(Collected data)
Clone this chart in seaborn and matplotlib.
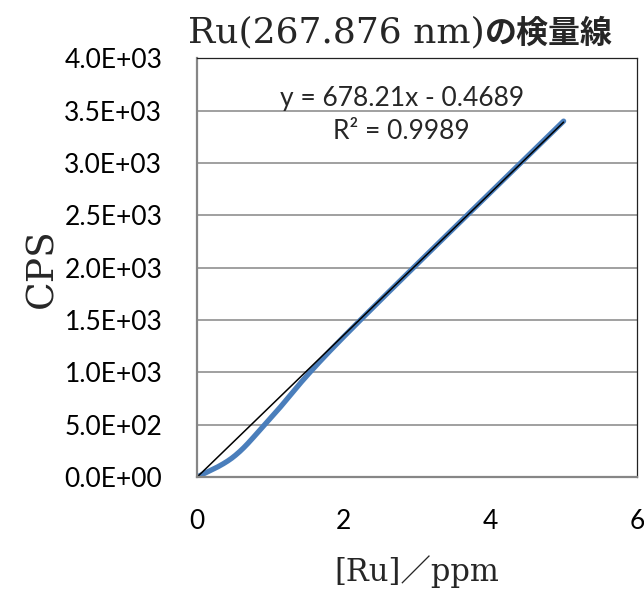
import numpy as np
import pandas as pd
import matplotlib
matplotlib.use("Agg")
import matplotlib.pyplot as plt
import seaborn as sns
from matplotlib.ticker import FuncFormatter

# calibration standards
conc = [0, 0.5, 1, 2, 5]
cps = [0, 195, 560, 1340, 3400]

# Excel linear trendline shown on the chart
slope = 678.21
intercept = -0.4689
r_squared = 0.9989

x_ticks = [0, 2, 4, 6]
y_ticks = [0, 500, 1000, 1500, 2000, 2500, 3000, 3500, 4000]


def smooth(xs, ys, n=40):
    # Excel "smoothed line": Catmull-Rom curve through the points
    pts = np.column_stack([xs, ys]).astype(float)
    pts = np.vstack([pts[0], pts, pts[-1]])
    t = np.linspace(0, 1, n)[:, None]
    out = []
    for i in range(1, len(pts) - 2):
        p0, p1, p2, p3 = pts[i - 1:i + 3]
        seg = 0.5 * (2 * p1 + (p2 - p0) * t
                     + (2 * p0 - 5 * p1 + 4 * p2 - p3) * t ** 2
                     + (3 * p1 - p0 - 3 * p2 + p3) * t ** 3)
        out.append(seg if i == 1 else seg[1:])
    return np.vstack(out)


sns.set_style("white")
serif = ["DejaVu Serif", "Noto Sans CJK JP"]
tick_font = "Lato"

fig = plt.figure(figsize=(6.44, 5.89), dpi=100)
ax = fig.add_axes([0.306, 0.190, 0.683, 0.711])

curve = smooth(conc, cps)
sns.lineplot(x=curve[:, 0], y=curve[:, 1], sort=False, ax=ax,
             color="#4A7EBB", linewidth=3.8, solid_capstyle="round")

trend_x = np.array([min(conc), max(conc)])
trend = pd.DataFrame({"x": trend_x, "y": slope * trend_x + intercept})
sns.lineplot(data=trend, x="x", y="y", ax=ax, color="black", linewidth=1.1)

ax.set_xlim(0, 6)
ax.set_ylim(0, 4000)
ax.set_xticks(x_ticks)
ax.set_yticks(y_ticks)
ax.yaxis.set_major_formatter(FuncFormatter(lambda v, p: f"{v:.1E}"))
ax.xaxis.set_major_formatter(FuncFormatter(lambda v, p: f"{v:g}"))
ax.grid(axis="y", color="#868686", linewidth=1.1)
ax.set_axisbelow(True)

for side in ["left", "bottom"]:
    ax.spines[side].set_color("#868686")
    ax.spines[side].set_linewidth(1.6)
for side in ["top", "right"]:
    ax.spines[side].set_color("#222222")
    ax.spines[side].set_linewidth(0.9)

ax.tick_params(axis="both", direction="in", length=5, width=1.2,
               color="#868686", labelsize=19, labelcolor="black")
ax.tick_params(axis="x", pad=23)
ax.tick_params(axis="y", pad=25)
for lab in ax.get_xticklabels() + ax.get_yticklabels():
    lab.set_family(tick_font)

ax.set_xlabel("[Ru]／ppm", family=serif, fontsize=22, labelpad=15)
ax.set_ylabel("CPS", family=serif, fontsize=27, labelpad=3)

eq = f"y = {slope}x - {abs(intercept)}\nR² = {r_squared}"
ax.text(0.465, 0.935, eq, transform=ax.transAxes, ha="center", va="top",
        family=tick_font, fontsize=19, linespacing=1.4)

# title: serif Latin part followed by bold Japanese part
t1 = fig.text(0.292, 0.928, "Ru(267.876 nm)", family=serif, fontsize=26,
              ha="left", va="baseline")
ax.annotate("の検量線", xy=(1, 0), xycoords=t1, ha="left", va="bottom",
            family="Noto Sans CJK JP", fontweight="bold", fontsize=23)

fig.savefig("out.png", dpi=100)
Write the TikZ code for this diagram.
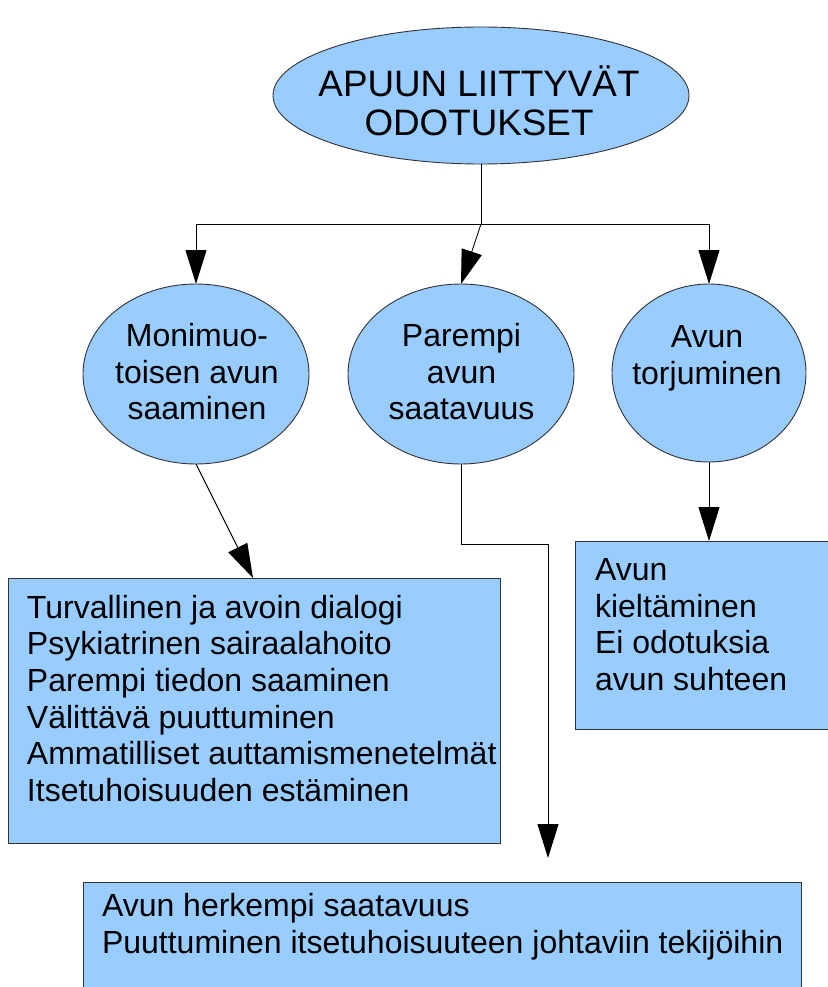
\documentclass[tikz,border=0pt]{standalone}
\usepackage{fontspec}
\setmainfont{Liberation Sans}
\usetikzlibrary{arrows.meta,shapes.geometric,calc}
\definecolor{fillblue}{RGB}{153,204,255}
\newcommand{\bodyfont}{\fontsize{32}{36.7}\selectfont}
\newcommand{\titlefont}{\fontsize{36.8}{38.6}\selectfont}
\begin{document}
\begin{tikzpicture}[x=1pt,y=-1pt,
  ell/.style={ellipse,draw=black!80,fill=fillblue,line width=0.9pt,inner sep=0pt,outer sep=0pt},
  boxnode/.style={rectangle,draw=black!80,fill=fillblue,line width=0.9pt,inner sep=0pt,outer sep=0pt,anchor=north west},
  txt/.style={inner sep=0pt,outer sep=0pt},
  conn/.style={draw=black,line width=0.9pt},
  arr/.style={conn,-{Triangle[length=34pt,width=21pt]}}]
\useasboundingbox[fill=white] (0,0) rectangle (827,987);

% ellipses
\node[ell,minimum width=416pt,minimum height=137pt] (top) at (481,95.5) {};
\node[ell,minimum width=226pt,minimum height=180pt] (left) at (196,374) {};
\node[ell,minimum width=226pt,minimum height=180pt] (mid) at (461,374) {};
\node[ell,minimum width=194pt,minimum height=178pt] (right) at (709,373) {};

% boxes
\node[boxnode,minimum width=492pt,minimum height=265pt] (lbox) at (8,578) {};
\node[boxnode,minimum width=265pt,minimum height=188pt] (rbox) at (575,541) {};
\node[boxnode,minimum width=718pt,minimum height=118pt] (bbox) at (83,882) {};

% texts
\node[txt,anchor=base] (toptxt) at (479,96.5) {\titlefont\begin{tabular}[t]{@{}c@{}}APUUN LIITTYVÄT\\ODOTUKSET\end{tabular}};
\node[txt,anchor=base] (lefttxt) at (197,346.5) {\bodyfont\begin{tabular}[t]{@{}c@{}}Monimuo-\\toisen avun\\saaminen\end{tabular}};
\node[txt,anchor=base] (midtxt) at (461.5,346.5) {\bodyfont\begin{tabular}[t]{@{}c@{}}Parempi\\avun\\saatavuus\end{tabular}};
\node[txt,anchor=base] (righttxt) at (707,347.8) {\bodyfont\begin{tabular}[t]{@{}c@{}}Avun\\torjuminen\end{tabular}};
\node[txt,anchor=base west] (lboxtxt) at (27,618) {\bodyfont\begin{tabular}[t]{@{}l@{}}Turvallinen ja avoin dialogi\\Psykiatrinen sairaalahoito\\Parempi tiedon saaminen\\Välittävä puuttuminen\\Ammatilliset auttamismenetelmät\\Itsetuhoisuuden estäminen\end{tabular}};
\node[txt,anchor=base west] (rboxtxt) at (595,580.5) {\bodyfont\begin{tabular}[t]{@{}l@{}}Avun\\kieltäminen\\Ei odotuksia\\avun suhteen\end{tabular}};
\node[txt,anchor=base west] (bboxtxt) at (102,916.5) {\bodyfont\begin{tabular}[t]{@{}l@{}}Avun herkempi saatavuus\\Puuttuminen itsetuhoisuuteen johtaviin tekijöihin\end{tabular}};

% connectors
\coordinate (j) at (481,224);
\coordinate (k) at (548,544);
\coordinate (btip) at (548,858);
\draw[conn] (top.south) -- (j);
\draw[arr] (j) -| (left.north);
\draw[arr] (j) -| (right.north);
\draw[arr] (j) -- (mid.north);
\draw[arr] (left.south) -- ($(lbox.north west)+(245,0)$);
\draw[arr] (mid.south) |- (k) -- (btip);
\draw[arr] (right.south) -- (right.south |- rbox.north);
\end{tikzpicture}
\end{document}
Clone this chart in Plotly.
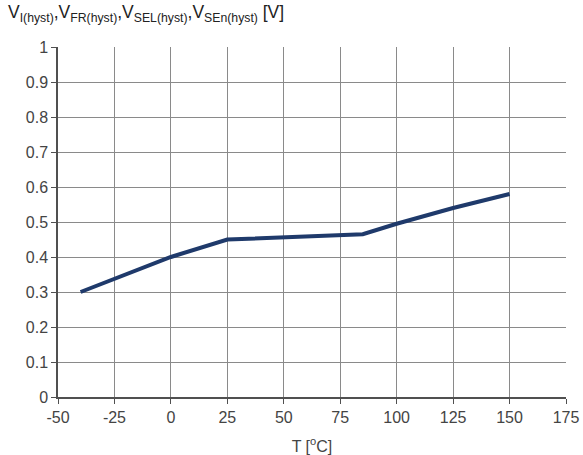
import plotly.graph_objects as go

# Hysteresis voltage vs junction temperature
temperature_c = [-40, 0, 25, 85, 100, 125, 150]
v_hyst = [0.30, 0.40, 0.45, 0.465, 0.495, 0.54, 0.58]

x_ticks = [-50, -25, 0, 25, 50, 75, 100, 125, 150, 175]
x_tick_text = ["-50", "-25", "0", "25", "50", "75", "100", "125", "150", "175"]
y_ticks = [0, 0.1, 0.2, 0.3, 0.4, 0.5, 0.6, 0.7, 0.8, 0.9, 1]
y_tick_text = ["0", "0.1", "0.2", "0.3", "0.4", "0.5", "0.6", "0.7", "0.8", "0.9", "1"]

font_family = "Liberation Sans, Arial, sans-serif"
text_color = "#444444"
grid_color = "#8a8a8a"
axis_color = "#505050"

fig = go.Figure()
fig.add_trace(go.Scatter(
    x=temperature_c, y=v_hyst, mode="lines",
    line=dict(color="#1f3a6b", width=4),
    hoverinfo="x+y",
))

fig.update_layout(
    width=583, height=455,
    margin=dict(l=58, r=17, t=47, b=58),
    paper_bgcolor="white", plot_bgcolor="white",
    font=dict(family=font_family, color=text_color, size=16),
    showlegend=False,
    title=dict(
        text="V<sub>I(hyst)</sub>,V<sub>FR(hyst)</sub>,V<sub>SEL(hyst)</sub>,V<sub>SEn(hyst)</sub> [V]",
        x=8 / 583, xref="container", xanchor="left",
        y=1 - 6 / 455, yref="container", yanchor="top",
        automargin=False,
        font=dict(size=17.5, color="#222222", family=font_family),
    ),
    xaxis=dict(
        range=[-50, 175], tickvals=x_ticks, ticktext=x_tick_text,
        showgrid=True, gridcolor=grid_color, gridwidth=1,
        showline=True, linecolor=axis_color, linewidth=1.5,
        ticks="outside", ticklen=5, tickcolor=axis_color,
        zeroline=False, ticklabeloverflow="allow", automargin=False,
        tickfont=dict(size=16, color=text_color),
        title=dict(text="T [<sup>o</sup>C]", font=dict(size=16, color=text_color), standoff=17),
    ),
    yaxis=dict(
        range=[0, 1], tickvals=y_ticks, ticktext=y_tick_text,
        showgrid=True, gridcolor=grid_color, gridwidth=1,
        showline=True, linecolor=axis_color, linewidth=1.5,
        ticks="outside", ticklen=5, tickcolor=axis_color,
        zeroline=False, ticklabeloverflow="allow", automargin=False,
        tickfont=dict(size=16, color=text_color),
    ),
)

fig.write_html("out.html")
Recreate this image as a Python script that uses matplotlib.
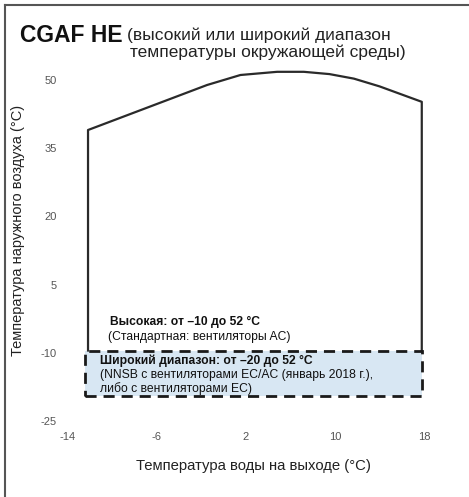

Do this>
Set down again, exactly, the lines of the material above from its first line to the one with "y_ticks = [0, 500, 1000, 1500, 2000, 2500, 3000, 3500, 4000]", inclusive. Leave the pictures out.

Exercise response>
Clone this chart in seaborn and matplotlib.
import numpy as np
import pandas as pd
import matplotlib
matplotlib.use("Agg")
import matplotlib.pyplot as plt
import seaborn as sns
from matplotlib.ticker import FuncFormatter

# calibration standards
conc = [0, 0.5, 1, 2, 5]
cps = [0, 195, 560, 1340, 3400]

# Excel linear trendline shown on the chart
slope = 678.21
intercept = -0.4689
r_squared = 0.9989

x_ticks = [0, 2, 4, 6]
y_ticks = [0, 500, 1000, 1500, 2000, 2500, 3000, 3500, 4000]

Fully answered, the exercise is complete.